How long does it take for an orchid plant to rebloom? The answer is: it depends. I’m not trying to avoid your question, just being truthful. The truth of the matter of when an orchid will bloom again depends upon what kind of orchid it is. Most orchids will produce blooms once a year but there are some which are capable of producing blooms several time a year if the growing conditions are just right, if not quite right they should still bloom once a year. Since your orchid was in bloom last Christmas, my guess is that it should do so at that time again.
Since it is already October, if it were to bloom at Christmas time this year, it should be showing evidence of a new flower stem growing. But, depending upon what kind of orchid you have, it can take from one month to six months for a new flower stem to be in full bloom once it begins to grow.
On most orchids, once the flowers have all died and fallen off, you may remove the stem by cutting it off down near the base of the flower stem. Prior to cutting off the stem, take a look at the top or tip of the stem to see if it has begun to dry, if it does start to dry that means the stem is dying and may be removed. If there are any bulbs on the orchid, you should leave them alone as they are a store of moisture and nutrients for the orchid.
Most dendrobiums are not that hard to grow but getting them to bloom reliably is the hard part. Moving them to Florida will make it easier. Why? The climate and sunshine it will receive all year round rather than the cold darkness in Indiana. Dendrobiums prefer warm bright weather, they will sulk and even die under cold dark conditions.
From your description of them, I take it that they are of the evergreen family of dendrobiums. If they were from the deciduous family you would have mentioned that some of the growths had lost all their leaves. The primary difference between the two families is that evergreens do not like dry conditions while deciduous ones need a pronounced dry period.

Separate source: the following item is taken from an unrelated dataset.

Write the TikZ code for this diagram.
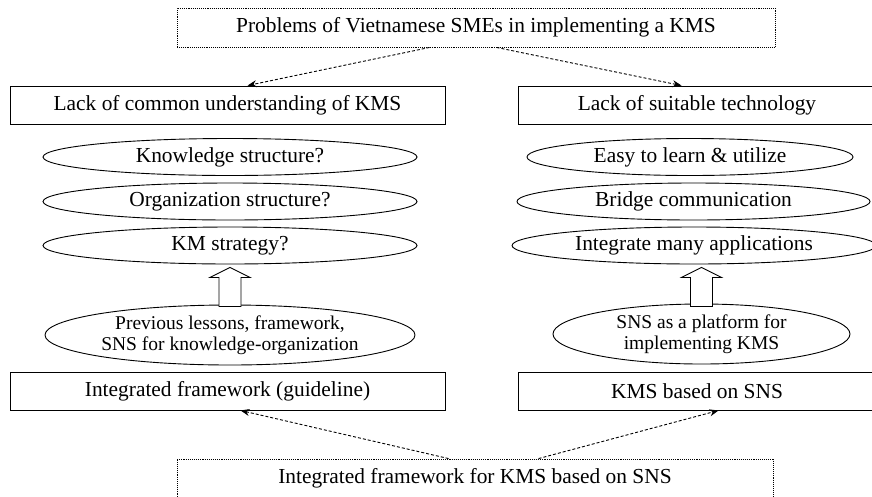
\documentclass[tikz,border=0pt]{standalone}
\usepackage{fontspec}
\setmainfont{Liberation Serif}
\usetikzlibrary{shapes.geometric,arrows.meta}
\begin{document}
\begin{tikzpicture}[x=1pt,y=-1pt,
  basefont/.style={font=\fontsize{21.4}{24}\selectfont},
  box/.style={draw=black, line width=0.9pt, inner sep=0pt, basefont},
  dbox/.style={box, densely dotted},
  oval/.style={ellipse, draw=black, line width=0.9pt, inner sep=0pt, basefont},
  bigoval/.style={oval, align=center, font=\fontsize{19.5}{21}\selectfont},
  link/.style={-{Stealth[length=9pt,width=7pt]}, densely dashed, line width=0.9pt},
  blockarrow/.style={draw=black, line width=0.9pt, fill=white, line join=miter}]
\useasboundingbox (0,0) rectangle (872,496);

% boxes
\node[dbox, minimum width=598pt, minimum height=39pt] (top) at (476,27.5)
  {Problems of Vietnamese SMEs in implementing a KMS};
\node[box, minimum width=435pt, minimum height=38pt] (lackL) at (227.5,105)
  {Lack of common understanding of KMS};
\node[box, minimum width=358pt, minimum height=38pt] (lackR) at (697,105)
  {Lack of suitable technology};

% ellipses left
\node[oval, minimum width=374pt, minimum height=37pt] (e1L) at (230,157) {Knowledge structure?};
\node[oval, minimum width=374pt, minimum height=37pt] (e2L) at (230,201.5) {Organization structure?};
\node[oval, minimum width=374pt, minimum height=37pt] (e3L) at (230,245.5) {KM strategy?};
% ellipses right
\node[oval, minimum width=326pt, minimum height=37pt] (e1R) at (690,157) {Easy to learn \& utilize};
\node[oval, minimum width=353pt, minimum height=37pt] (e2R) at (693.5,201.5) {Bridge communication};
\node[oval, minimum width=364pt, minimum height=37pt] (e3R) at (694,245.5) {Integrate many applications};

% lower ellipses
\node[bigoval, minimum width=370pt, minimum height=60pt] (bL) at (230,335)
  {Previous lessons, framework,\\SNS for knowledge-organization};
\node[bigoval, minimum width=297pt, minimum height=60pt] (bR) at (701.5,334)
  {SNS as a platform for\\implementing KMS};

% lower boxes
\node[box, minimum width=435pt, minimum height=38pt] (fbL) at (227.5,391)
  {Integrated framework (guideline)};
\node[box, minimum width=358pt, minimum height=38pt] (fbR) at (697,391)
  {KMS based on SNS};
\node[dbox, minimum width=596pt, minimum height=38pt] (bottom) at (475,478)
  {Integrated framework for KMS based on SNS};

% connectors
\draw[link] ([xshift=253pt]top.south west) -- ([xshift=238pt]lackL.north west);
\draw[link] ([xshift=320pt]top.south west) -- ([xshift=164pt]lackR.north west);
\draw[link] ([xshift=272pt]bottom.north west) -- ([xshift=231pt]fbL.south west);
\draw[link] ([xshift=362pt]bottom.north west) -- ([xshift=201pt]fbR.south west);

% block arrows
\path (bL.north |- e3L.south) ++(0,3) coordinate (aLtip);
\path (bR.north |- e3R.south) ++(0,3) coordinate (aRtip);
\draw[blockarrow] (aLtip) -- ++(20,10) -- ++(-9,0) -- ++(0,29) -- ++(-22,0)
  -- ++(0,-29) -- ++(-9,0) -- cycle;
\draw[blockarrow] (aRtip) -- ++(20,10) -- ++(-9,0) -- ++(0,29) -- ++(-22,0)
  -- ++(0,-29) -- ++(-9,0) -- cycle;
\end{tikzpicture}
\end{document}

Why your evergreen dendrobiums have not rebloomed for you is in what you said "Since it is so cold and dark here in Indiana". Whether in Indiana or Florida, place them in a location with bright indirect sunlight, temperatures between 60 to 85%F, humidity above 50%, light air movement around them. A good way to tell if it is getting enough light is to look at the leaves, they will be a medium green color when it is just right.
A word of caution if you take them to Florida, move them into any new light conditions slowly over several weeks, as too sudden an exposure to brighter light may cause sunburn of the leaves. If possible, try exposing them to temperatures in the mid 50%F’s for a month in the fall, that may help trigger them into the bloom cycle.
If, by chance, the leaves fall off, leave the growths on the dendrobium as they are a storage mechanism for moisture and nutrients. Only remove the growths that appear to be dying. As for those new growths, they may appear to stop growing due to the cold dark weather but should perk back up once things warm up and they receive more light.
You do not have to wait for a bloom to identify the type of orchid that it is if it is one of the more commonly available orchids. The most common is "phalaenopsis" that has large roundish to oblong leaves at the base of the plant and the flower spike grows from the apex of the leaves. Other common types are "the dendrobium, the lady slippers, and the Cattleyas". Each has a distinctive vegetative structure. If there was no tag with the plant, then I’m afraid there is no way to know the name of the hybrid since so many different hybrids have similar flower types and colors.
There are three principal types of containers for orchids. Phalaenopsis and lady slipper orchids are usually grown in a plastic pot, the heavier or more top heavy plants such as dendrobiums or cattleyas are better maintained in clay pots. Baskets are reserved for vandaceous orchids and require a very humid environment because the mix dries out very quickly. I would use a commercially prepared orchid mix that you can buy in bags at garden centers and mass marketers. I would soak this mix overnight before using it and drain it well before potting up your orchid plant in it.
Orchids that have maroon leaves generally get that way from having grown in bright sunlight. That suggests to you that either it was neglected or it likes bright light. It is not uncommon for orchids to outgrow their pots. Many feel this is the time divide and repot the plant, but that is personal preference. Many orchids do just fine hanging way out of the pot.
Since I don’t know what type of orchid you have, I can only hazard a guess that they are roots emerging from the pot drainage holes. Some orchids send out bloom spikes from the base of the plant but those are potted in baskets not clay pots.
For now, if the plant looks healthy,I would leave it as is until you get a further development such as flowering, plant die back, new growth starting,etc. Orchids put on new growth once a year and usually, but not always, in the spring. Just keep an eye on it and it should be fine. Then you will be able to know what type of orchid it is by the bloom. If not just go back to where you got the orchid and see if they know what type of orchid it is.